Self-denial can be sacred, when it's done to make amends, a sacrifice, a lesson in anticipation and appreciation, for the greater good.

But self-denial triggered by self-loathing is simply self-denial for its own sake: a punishment we wreak upon the only people we can punish endlessly, who cannot outrun us: ourselves.

Self-denial is unfashionable in a culture that celebrates self-gratification, so we strive to hide ours—pretending to feel neither rage, bitterness or sorrow at not getting what we want. Because (we tell ourselves) we want nothing at all.

In other words, we deny ourselves, then deny our self-denial.

Nothing desired equals nothing denied.

That's why life with self-loathing feels not just sad but droningly dull: Boredom weighs heavily upon our heads, like fog, hiding colors and contours from our eyes. Self-loathing battens boredom, piquing it, telling us not that life is flavorless and empty but that it abounds in sweets and sparkles which we don't deserve.

How can we face this dire punishment, much less endure it? By believing that we care nothing for sweets and sparkles.

But because we're human, we desire. And because we're human, sometimes a desire manages to surface, then by accident or miracle or sheer courage we act on it—by saying yes or at least by not saying no. When that happens—when we finally deny our denied self-denial—we're so invested in not-wanting that our Inner Punisher heaves into overdrive.

That's when we imagine bad things.

I want to sail. Therefore this ship will sink.

And thus I think myself omnipotent.

Not when it comes to good things, only catastrophic ones.

Simply by loving sailing, I can bring this whole ship down. Oh man, how powerful I am! Also: How pompous. How delusionally self-absorbed.

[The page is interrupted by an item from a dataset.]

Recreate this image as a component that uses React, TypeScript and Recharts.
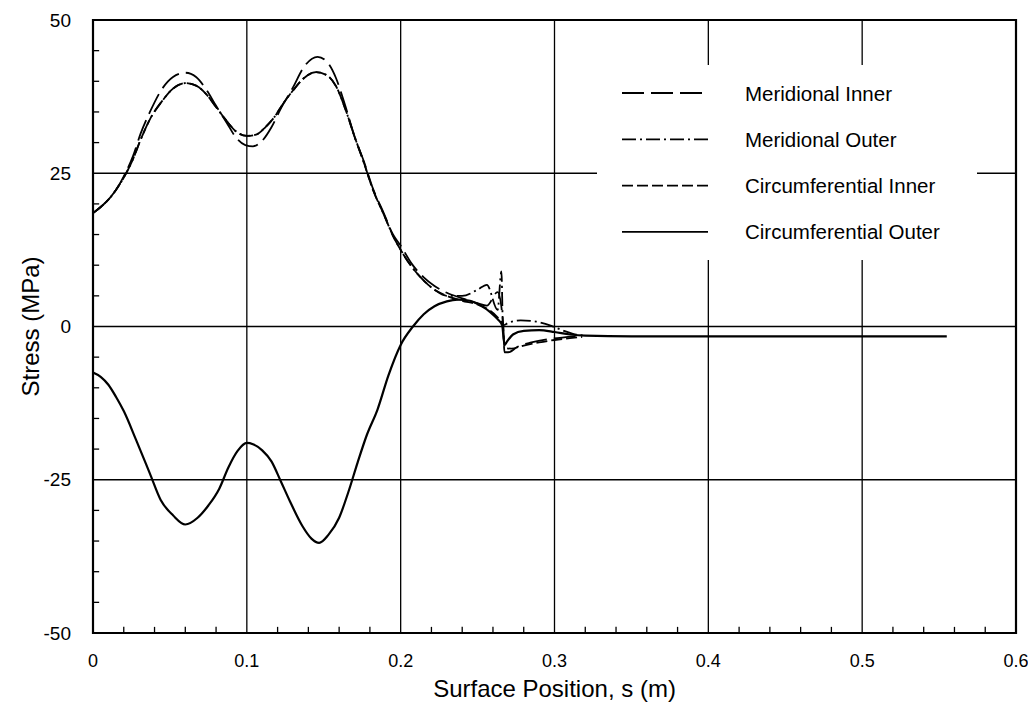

But I can feel it, even now: Planning my next trip to the beach —not to some shining crescent but to a fog-swept, wind-blasted urban strand—I can already feel these rising fears: My loved one, left home, will slip down the stairs. The subway will explode.

But how perverse. We call ourselves weak useless failures in almost everything else—yet when it comes to havoc wrought by the high crime of even feeling our desires, we can do anything.

In truth, we're stronger than we think we are. We're strong enough to sever the chains of self-loathing. But sink ships? All by ourselves?

We're not that strong. Because we're human. That's one reason to rejoice.